→ **Set task**: Set down each line of the material that follows, exactly, with no pictures.
————
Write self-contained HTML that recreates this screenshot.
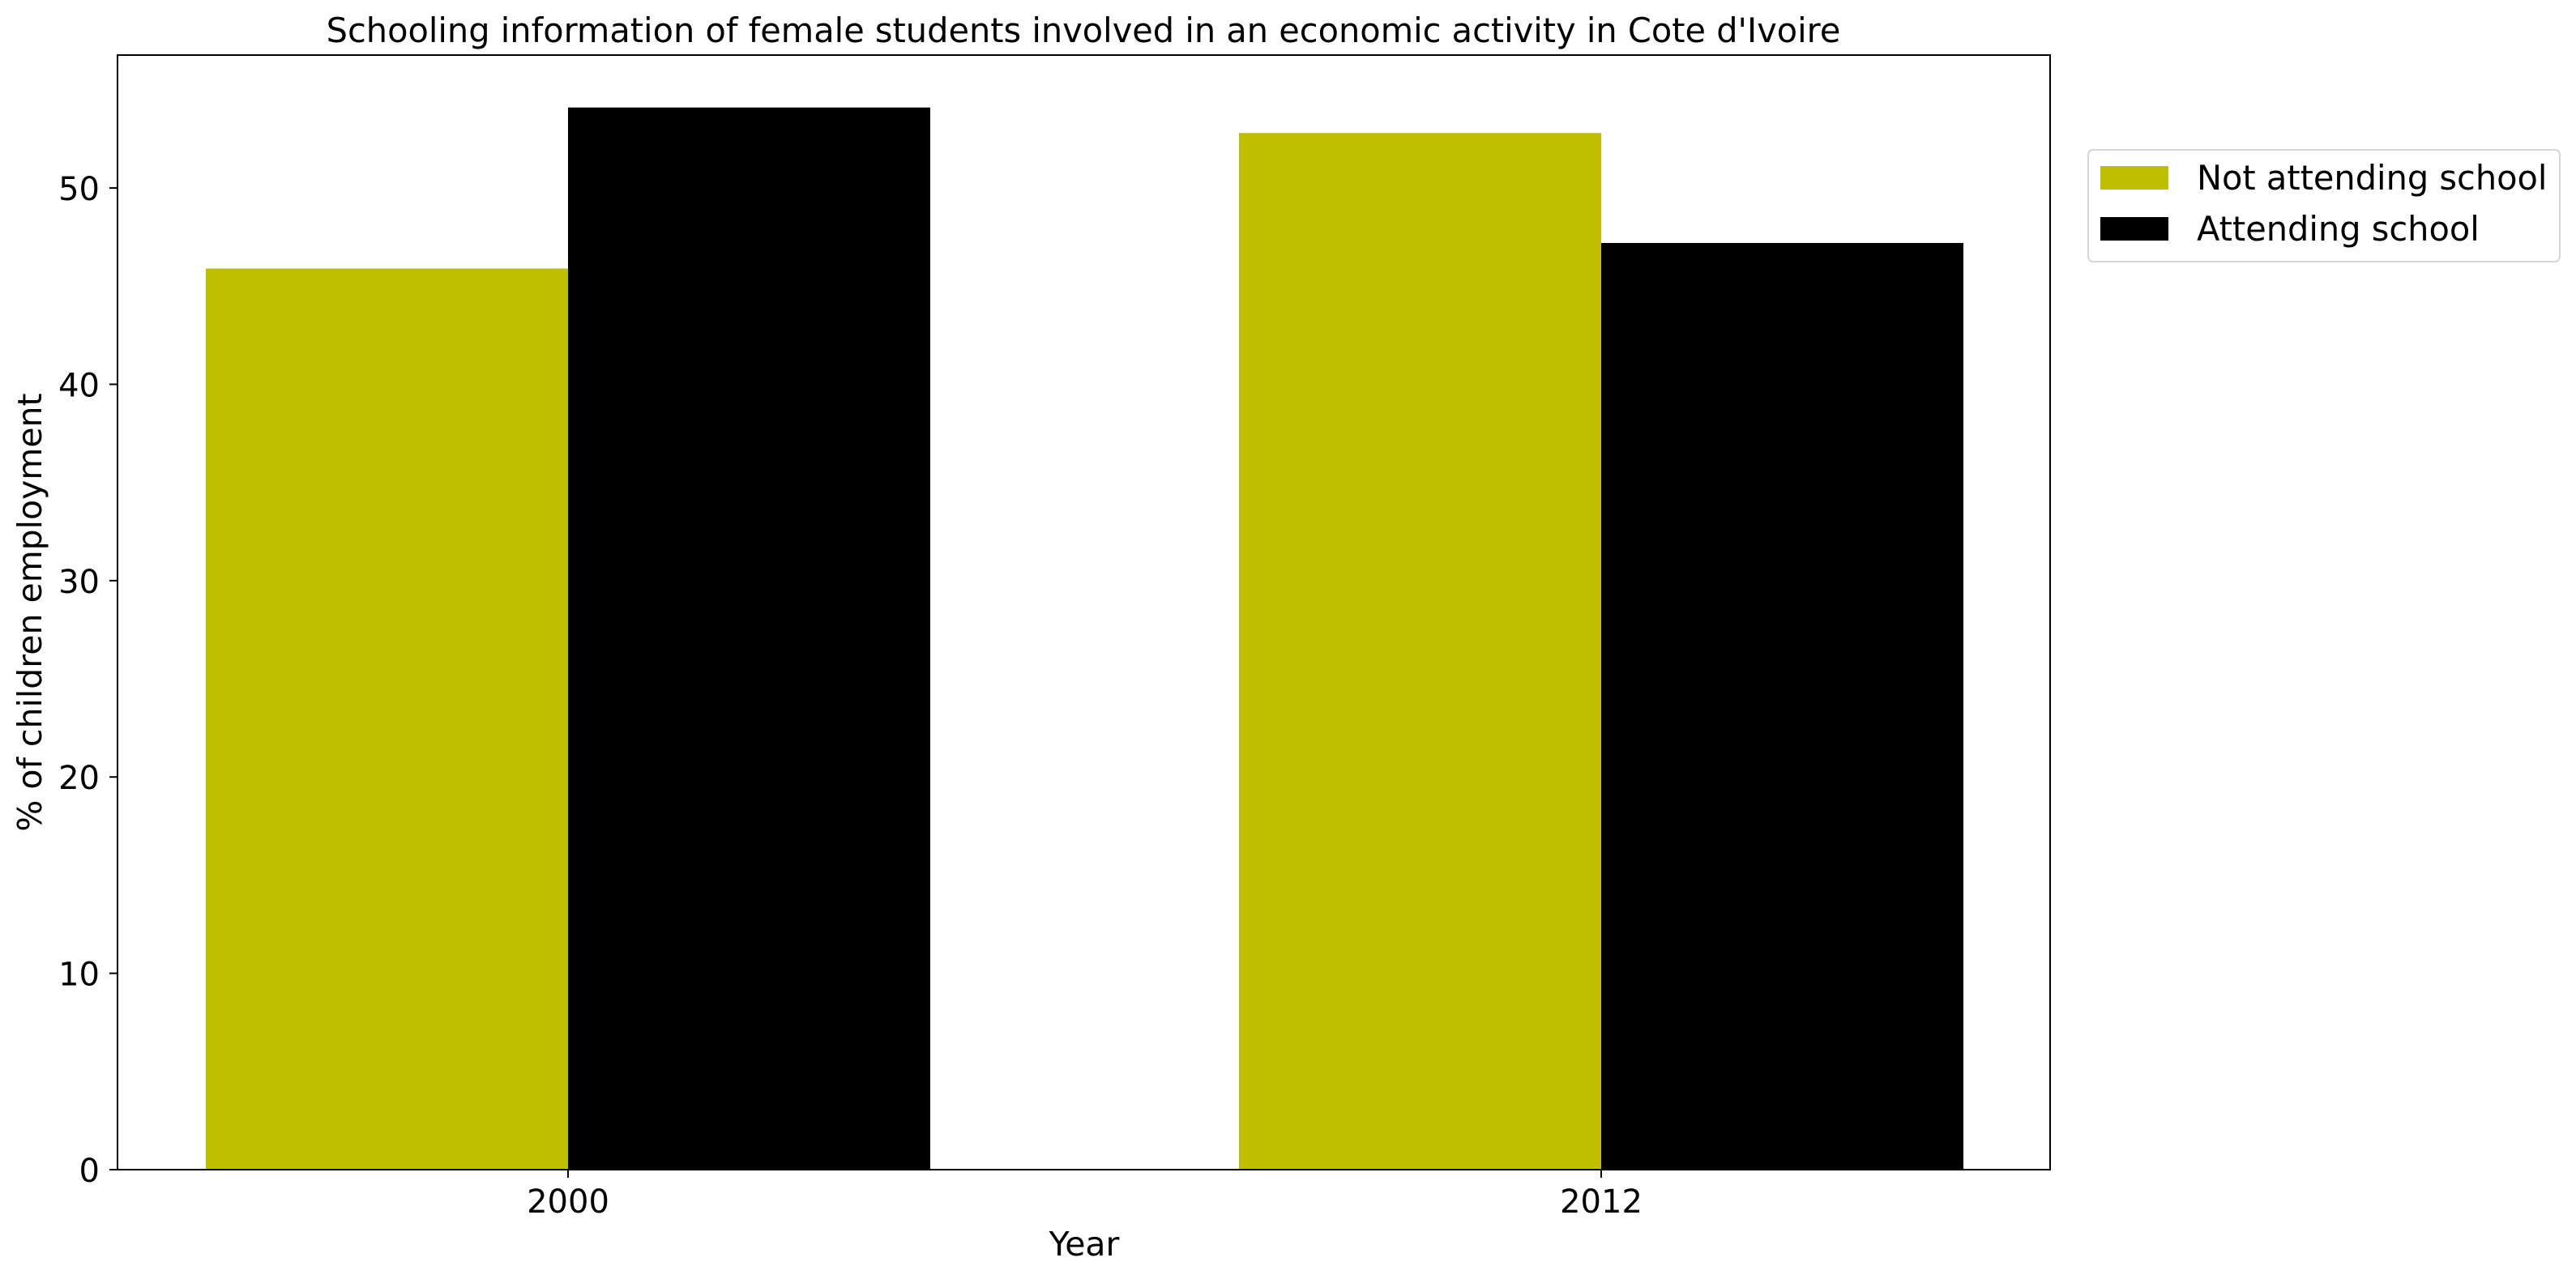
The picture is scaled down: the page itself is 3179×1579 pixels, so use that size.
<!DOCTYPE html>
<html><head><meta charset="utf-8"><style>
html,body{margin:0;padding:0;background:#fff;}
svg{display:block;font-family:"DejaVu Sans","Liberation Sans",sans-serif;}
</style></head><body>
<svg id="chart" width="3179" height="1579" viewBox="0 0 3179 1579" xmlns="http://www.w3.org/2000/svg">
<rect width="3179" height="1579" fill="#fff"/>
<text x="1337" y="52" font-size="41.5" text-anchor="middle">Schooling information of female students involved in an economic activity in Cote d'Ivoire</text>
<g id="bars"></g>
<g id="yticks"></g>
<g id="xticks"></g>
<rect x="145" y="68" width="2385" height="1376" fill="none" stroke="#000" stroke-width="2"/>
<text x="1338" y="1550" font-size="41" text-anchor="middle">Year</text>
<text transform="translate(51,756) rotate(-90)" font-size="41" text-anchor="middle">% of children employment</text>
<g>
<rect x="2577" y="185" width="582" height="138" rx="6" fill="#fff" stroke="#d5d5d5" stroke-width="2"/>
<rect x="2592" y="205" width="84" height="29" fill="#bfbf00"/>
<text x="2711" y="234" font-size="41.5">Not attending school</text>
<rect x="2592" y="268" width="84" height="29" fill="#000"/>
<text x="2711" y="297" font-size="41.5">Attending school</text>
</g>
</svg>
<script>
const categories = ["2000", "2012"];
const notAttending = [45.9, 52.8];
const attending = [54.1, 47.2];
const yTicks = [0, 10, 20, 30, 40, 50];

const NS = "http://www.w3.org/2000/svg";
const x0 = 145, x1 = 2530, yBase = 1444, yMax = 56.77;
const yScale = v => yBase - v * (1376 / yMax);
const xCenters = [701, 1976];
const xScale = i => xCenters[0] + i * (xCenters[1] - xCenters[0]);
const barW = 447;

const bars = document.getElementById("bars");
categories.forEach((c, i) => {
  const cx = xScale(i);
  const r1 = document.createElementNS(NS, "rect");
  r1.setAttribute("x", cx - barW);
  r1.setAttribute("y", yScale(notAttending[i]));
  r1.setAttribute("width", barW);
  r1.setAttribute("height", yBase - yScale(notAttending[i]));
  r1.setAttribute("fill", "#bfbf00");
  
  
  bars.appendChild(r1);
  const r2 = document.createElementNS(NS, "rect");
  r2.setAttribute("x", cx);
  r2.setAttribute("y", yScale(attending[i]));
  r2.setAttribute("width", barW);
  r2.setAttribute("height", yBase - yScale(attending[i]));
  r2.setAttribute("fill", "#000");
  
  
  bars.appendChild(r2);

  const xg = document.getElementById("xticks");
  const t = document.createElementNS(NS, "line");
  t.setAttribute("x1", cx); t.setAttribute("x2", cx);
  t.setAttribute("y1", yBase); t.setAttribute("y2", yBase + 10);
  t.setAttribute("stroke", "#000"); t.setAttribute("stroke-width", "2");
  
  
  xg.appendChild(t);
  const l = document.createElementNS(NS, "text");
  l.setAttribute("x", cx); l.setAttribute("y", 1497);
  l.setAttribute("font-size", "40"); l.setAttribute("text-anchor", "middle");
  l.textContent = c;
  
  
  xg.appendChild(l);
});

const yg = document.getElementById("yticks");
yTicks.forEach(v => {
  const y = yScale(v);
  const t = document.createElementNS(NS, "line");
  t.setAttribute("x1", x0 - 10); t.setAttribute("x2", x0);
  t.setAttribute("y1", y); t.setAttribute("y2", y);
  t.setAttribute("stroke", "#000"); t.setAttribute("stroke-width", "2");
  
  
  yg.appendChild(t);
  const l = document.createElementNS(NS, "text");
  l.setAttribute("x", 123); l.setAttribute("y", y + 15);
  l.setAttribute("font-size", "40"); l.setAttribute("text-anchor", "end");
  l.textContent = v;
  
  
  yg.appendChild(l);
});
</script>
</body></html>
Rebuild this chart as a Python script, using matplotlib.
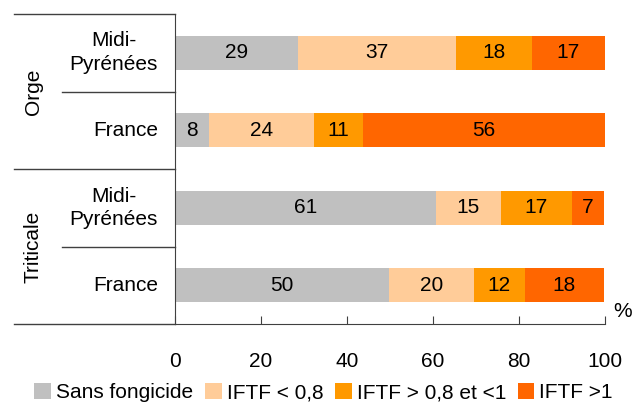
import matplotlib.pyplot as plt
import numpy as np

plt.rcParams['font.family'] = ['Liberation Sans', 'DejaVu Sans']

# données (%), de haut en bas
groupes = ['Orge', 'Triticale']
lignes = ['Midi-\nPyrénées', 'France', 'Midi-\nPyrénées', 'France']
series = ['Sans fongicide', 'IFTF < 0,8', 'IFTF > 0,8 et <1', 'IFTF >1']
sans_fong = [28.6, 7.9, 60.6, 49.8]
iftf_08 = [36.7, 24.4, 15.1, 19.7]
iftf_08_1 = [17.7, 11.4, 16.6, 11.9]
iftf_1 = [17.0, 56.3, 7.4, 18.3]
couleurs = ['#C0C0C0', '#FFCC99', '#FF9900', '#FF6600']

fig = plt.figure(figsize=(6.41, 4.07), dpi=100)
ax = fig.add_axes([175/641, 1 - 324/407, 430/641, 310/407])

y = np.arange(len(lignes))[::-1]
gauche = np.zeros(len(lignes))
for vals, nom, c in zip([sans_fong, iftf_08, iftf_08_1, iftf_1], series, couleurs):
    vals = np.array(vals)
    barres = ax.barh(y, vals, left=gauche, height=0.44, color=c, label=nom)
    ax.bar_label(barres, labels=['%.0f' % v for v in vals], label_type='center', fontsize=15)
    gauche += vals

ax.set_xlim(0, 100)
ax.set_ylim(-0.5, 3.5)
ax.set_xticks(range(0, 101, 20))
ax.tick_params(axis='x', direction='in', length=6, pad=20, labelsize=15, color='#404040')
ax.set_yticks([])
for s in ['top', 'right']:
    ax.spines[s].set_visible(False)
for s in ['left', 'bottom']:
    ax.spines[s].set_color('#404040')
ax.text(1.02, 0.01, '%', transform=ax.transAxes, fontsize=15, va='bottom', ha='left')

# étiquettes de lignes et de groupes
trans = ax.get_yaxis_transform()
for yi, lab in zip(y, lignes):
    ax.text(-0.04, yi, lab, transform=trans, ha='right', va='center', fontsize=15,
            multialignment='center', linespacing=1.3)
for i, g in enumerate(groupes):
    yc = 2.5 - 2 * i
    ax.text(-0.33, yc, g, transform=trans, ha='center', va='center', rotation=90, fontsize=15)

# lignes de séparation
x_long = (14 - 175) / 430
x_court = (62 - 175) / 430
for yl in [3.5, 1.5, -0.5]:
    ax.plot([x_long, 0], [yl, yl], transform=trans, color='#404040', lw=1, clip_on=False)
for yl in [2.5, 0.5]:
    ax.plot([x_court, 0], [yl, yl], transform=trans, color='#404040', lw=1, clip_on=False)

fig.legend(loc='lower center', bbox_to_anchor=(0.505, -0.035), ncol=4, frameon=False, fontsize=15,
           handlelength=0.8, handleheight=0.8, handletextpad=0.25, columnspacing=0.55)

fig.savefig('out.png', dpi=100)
————
→ **Full response**:
Write self-contained HTML that recreates this screenshot.
The picture is scaled down: the page itself is 3179×1579 pixels, so use that size.
<!DOCTYPE html>
<html><head><meta charset="utf-8"><style>
html,body{margin:0;padding:0;background:#fff;}
svg{display:block;font-family:"DejaVu Sans","Liberation Sans",sans-serif;}
</style></head><body>
<svg id="chart" width="3179" height="1579" viewBox="0 0 3179 1579" xmlns="http://www.w3.org/2000/svg">
<rect width="3179" height="1579" fill="#fff"/>
<text x="1337" y="52" font-size="41.5" text-anchor="middle">Schooling information of female students involved in an economic activity in Cote d'Ivoire</text>
<g id="bars"></g>
<g id="yticks"></g>
<g id="xticks"></g>
<rect x="145" y="68" width="2385" height="1376" fill="none" stroke="#000" stroke-width="2"/>
<text x="1338" y="1550" font-size="41" text-anchor="middle">Year</text>
<text transform="translate(51,756) rotate(-90)" font-size="41" text-anchor="middle">% of children employment</text>
<g>
<rect x="2577" y="185" width="582" height="138" rx="6" fill="#fff" stroke="#d5d5d5" stroke-width="2"/>
<rect x="2592" y="205" width="84" height="29" fill="#bfbf00"/>
<text x="2711" y="234" font-size="41.5">Not attending school</text>
<rect x="2592" y="268" width="84" height="29" fill="#000"/>
<text x="2711" y="297" font-size="41.5">Attending school</text>
</g>
</svg>
<script>
const categories = ["2000", "2012"];
const notAttending = [45.9, 52.8];
const attending = [54.1, 47.2];
const yTicks = [0, 10, 20, 30, 40, 50];

const NS = "http://www.w3.org/2000/svg";
const x0 = 145, x1 = 2530, yBase = 1444, yMax = 56.77;
const yScale = v => yBase - v * (1376 / yMax);
const xCenters = [701, 1976];
const xScale = i => xCenters[0] + i * (xCenters[1] - xCenters[0]);
const barW = 447;

const bars = document.getElementById("bars");
categories.forEach((c, i) => {
  const cx = xScale(i);
  const r1 = document.createElementNS(NS, "rect");
  r1.setAttribute("x", cx - barW);
  r1.setAttribute("y", yScale(notAttending[i]));
  r1.setAttribute("width", barW);
  r1.setAttribute("height", yBase - yScale(notAttending[i]));
  r1.setAttribute("fill", "#bfbf00");
  
  
  bars.appendChild(r1);
  const r2 = document.createElementNS(NS, "rect");
  r2.setAttribute("x", cx);
  r2.setAttribute("y", yScale(attending[i]));
  r2.setAttribute("width", barW);
  r2.setAttribute("height", yBase - yScale(attending[i]));
  r2.setAttribute("fill", "#000");
  
  
  bars.appendChild(r2);

  const xg = document.getElementById("xticks");
  const t = document.createElementNS(NS, "line");
  t.setAttribute("x1", cx); t.setAttribute("x2", cx);
  t.setAttribute("y1", yBase); t.setAttribute("y2", yBase + 10);
  t.setAttribute("stroke", "#000"); t.setAttribute("stroke-width", "2");
  
  
  xg.appendChild(t);
  const l = document.createElementNS(NS, "text");
  l.setAttribute("x", cx); l.setAttribute("y", 1497);
  l.setAttribute("font-size", "40"); l.setAttribute("text-anchor", "middle");
  l.textContent = c;
  
  
  xg.appendChild(l);
});

const yg = document.getElementById("yticks");
yTicks.forEach(v => {
  const y = yScale(v);
  const t = document.createElementNS(NS, "line");
  t.setAttribute("x1", x0 - 10); t.setAttribute("x2", x0);
  t.setAttribute("y1", y); t.setAttribute("y2", y);
  t.setAttribute("stroke", "#000"); t.setAttribute("stroke-width", "2");
  
  
  yg.appendChild(t);
  const l = document.createElementNS(NS, "text");
  l.setAttribute("x", 123); l.setAttribute("y", y + 15);
  l.setAttribute("font-size", "40"); l.setAttribute("text-anchor", "end");
  l.textContent = v;
  
  
  yg.appendChild(l);
});
</script>
</body></html>
Rebuild this chart as a Python script, using matplotlib.
import matplotlib.pyplot as plt
import numpy as np

plt.rcParams['font.family'] = ['Liberation Sans', 'DejaVu Sans']

# données (%), de haut en bas
groupes = ['Orge', 'Triticale']
lignes = ['Midi-\nPyrénées', 'France', 'Midi-\nPyrénées', 'France']
series = ['Sans fongicide', 'IFTF < 0,8', 'IFTF > 0,8 et <1', 'IFTF >1']
sans_fong = [28.6, 7.9, 60.6, 49.8]
iftf_08 = [36.7, 24.4, 15.1, 19.7]
iftf_08_1 = [17.7, 11.4, 16.6, 11.9]
iftf_1 = [17.0, 56.3, 7.4, 18.3]
couleurs = ['#C0C0C0', '#FFCC99', '#FF9900', '#FF6600']

fig = plt.figure(figsize=(6.41, 4.07), dpi=100)
ax = fig.add_axes([175/641, 1 - 324/407, 430/641, 310/407])

y = np.arange(len(lignes))[::-1]
gauche = np.zeros(len(lignes))
for vals, nom, c in zip([sans_fong, iftf_08, iftf_08_1, iftf_1], series, couleurs):
    vals = np.array(vals)
    barres = ax.barh(y, vals, left=gauche, height=0.44, color=c, label=nom)
    ax.bar_label(barres, labels=['%.0f' % v for v in vals], label_type='center', fontsize=15)
    gauche += vals

ax.set_xlim(0, 100)
ax.set_ylim(-0.5, 3.5)
ax.set_xticks(range(0, 101, 20))
ax.tick_params(axis='x', direction='in', length=6, pad=20, labelsize=15, color='#404040')
ax.set_yticks([])
for s in ['top', 'right']:
    ax.spines[s].set_visible(False)
for s in ['left', 'bottom']:
    ax.spines[s].set_color('#404040')
ax.text(1.02, 0.01, '%', transform=ax.transAxes, fontsize=15, va='bottom', ha='left')

# étiquettes de lignes et de groupes
trans = ax.get_yaxis_transform()
for yi, lab in zip(y, lignes):
    ax.text(-0.04, yi, lab, transform=trans, ha='right', va='center', fontsize=15,
            multialignment='center', linespacing=1.3)
for i, g in enumerate(groupes):
    yc = 2.5 - 2 * i
    ax.text(-0.33, yc, g, transform=trans, ha='center', va='center', rotation=90, fontsize=15)

# lignes de séparation
x_long = (14 - 175) / 430
x_court = (62 - 175) / 430
for yl in [3.5, 1.5, -0.5]:
    ax.plot([x_long, 0], [yl, yl], transform=trans, color='#404040', lw=1, clip_on=False)
for yl in [2.5, 0.5]:
    ax.plot([x_court, 0], [yl, yl], transform=trans, color='#404040', lw=1, clip_on=False)

fig.legend(loc='lower center', bbox_to_anchor=(0.505, -0.035), ncol=4, frameon=False, fontsize=15,
           handlelength=0.8, handleheight=0.8, handletextpad=0.25, columnspacing=0.55)

fig.savefig('out.png', dpi=100)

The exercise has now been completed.